For instance, instead of a web designer AI, start with an agent to generate tests for a human building a web component. Then add an agent to generate components for a human building a design system. Then add an agent to generate a design system using those agents for a human building a web page. Then add an agent to build entire page layouts using a design system for a human building a website.
Even if there’s a 20% failure rate that needs human intervention, that’s still 5x developer productivity. When the failure rate gets low enough, move up the stack.
So for basic CRUD style web apps it is great. But then again so is a template.
But the minute you are dealing with newer libraries, less popular languages e.g Rust or Scala it just falls apart where for me it constantly hallucinates methods, imports etc.

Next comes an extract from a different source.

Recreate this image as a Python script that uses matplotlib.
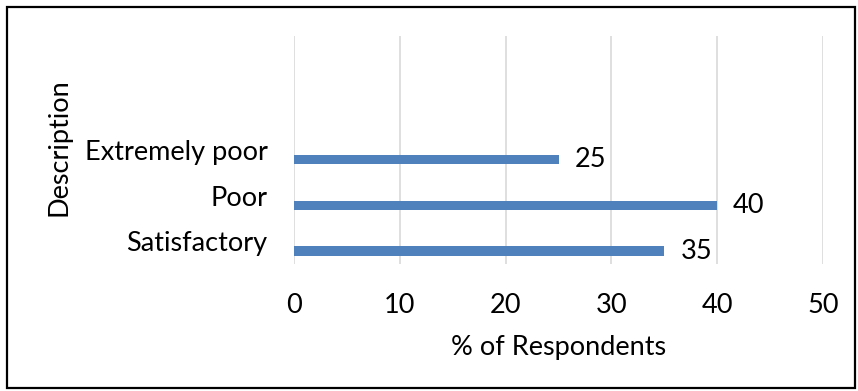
import matplotlib
matplotlib.use("Agg")
import matplotlib.pyplot as plt
from matplotlib.patches import Rectangle

categories = ["Satisfactory", "Poor", "Extremely poor"]
respondents_pct = [35, 40, 25]
x_ticks = [0, 10, 20, 30, 40, 50]

W, H, DPI = 858, 391, 100
plt.rcParams["font.family"] = ["Lato", "DejaVu Sans"]
FS = 19.5

fig = plt.figure(figsize=(W / DPI, H / DPI), dpi=DPI)
fig.patch.set_facecolor("white")

# axes box in pixel coordinates (left, top, right, bottom)
left, top, right, bottom = 294, 36, 823, 264
ax = fig.add_axes([left / W, 1 - bottom / H, (right - left) / W, (bottom - top) / H])

n_slots = 5
pos = list(range(len(categories)))
bar_offset = -0.215
bar_h = 0.2
ax.barh([p + bar_offset for p in pos], respondents_pct, height=bar_h,
        color="#4F81BD", edgecolor="none", zorder=3)

for p, v in zip(pos, respondents_pct):
    ax.annotate(f"{v}", xy=(v, p + bar_offset), xytext=(16, 0),
                textcoords="offset pixels", ha="left", va="center",
                fontsize=FS, color="black")

ax.set_xlim(0, 50)
ax.set_ylim(-0.5, n_slots - 0.5)
ax.set_xticks(x_ticks)
ax.set_xticklabels([str(t) for t in x_ticks])
ax.set_yticks(pos)
ax.set_yticklabels(categories)
ax.tick_params(axis="both", length=0, labelsize=FS)
ax.tick_params(axis="x", pad=21)
ax.tick_params(axis="y", pad=19)

ax.grid(axis="x", color="#D9D9D9", linewidth=1.2, zorder=0)
ax.set_axisbelow(True)
for s in ax.spines.values():
    s.set_visible(False)

ax.set_xlabel("% of Respondents", fontsize=FS, labelpad=12)
fig.text(59 / W, 1 - 147 / H, "Description", rotation=90, ha="center",
         va="center", fontsize=FS)

# outer frame
fig.patches.append(Rectangle((6.5 / W, 3 / H), (855 - 6.5) / W, (H - 6.5 - 3) / H,
                             transform=fig.transFigure, fill=False,
                             edgecolor="black", linewidth=1.6))

fig.savefig("out.png", dpi=DPI, facecolor="white")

But their ability to do complex logic falls apart, and their limits are pretty much a hard wall when reached.
Another issue with complex projects is that llms will not tell you what you don't know. They will happily go about designing crappy code if you ask them for a crappy solution and they don't have the ability to recommend a better path forward unless explicitly prompted.
That said, I had Claude generate most of a tile-based 2D pixel art rendering engine[1] for me, but again, once things got complicated I had to go and start hand fixing the code because Claude was no longer able to make improvements.
I've seen these failure modes across multiple problem domains, from CSS (alternating between two broken css styles, neither came close to fixing the issue) to backend, to rendering code (trying to get character sprites correctly on the tiles)
[1] https://www.generativestorytelling.ai/town/index.html notice the tons of rendering artifacts. I've realized I'm going to need to rewrite a lot of how rendering happens to resolve them. Claude wrote 80% of the original code but by the time I'm done fixing everything maybe only 30% or so of Claude's code will remain.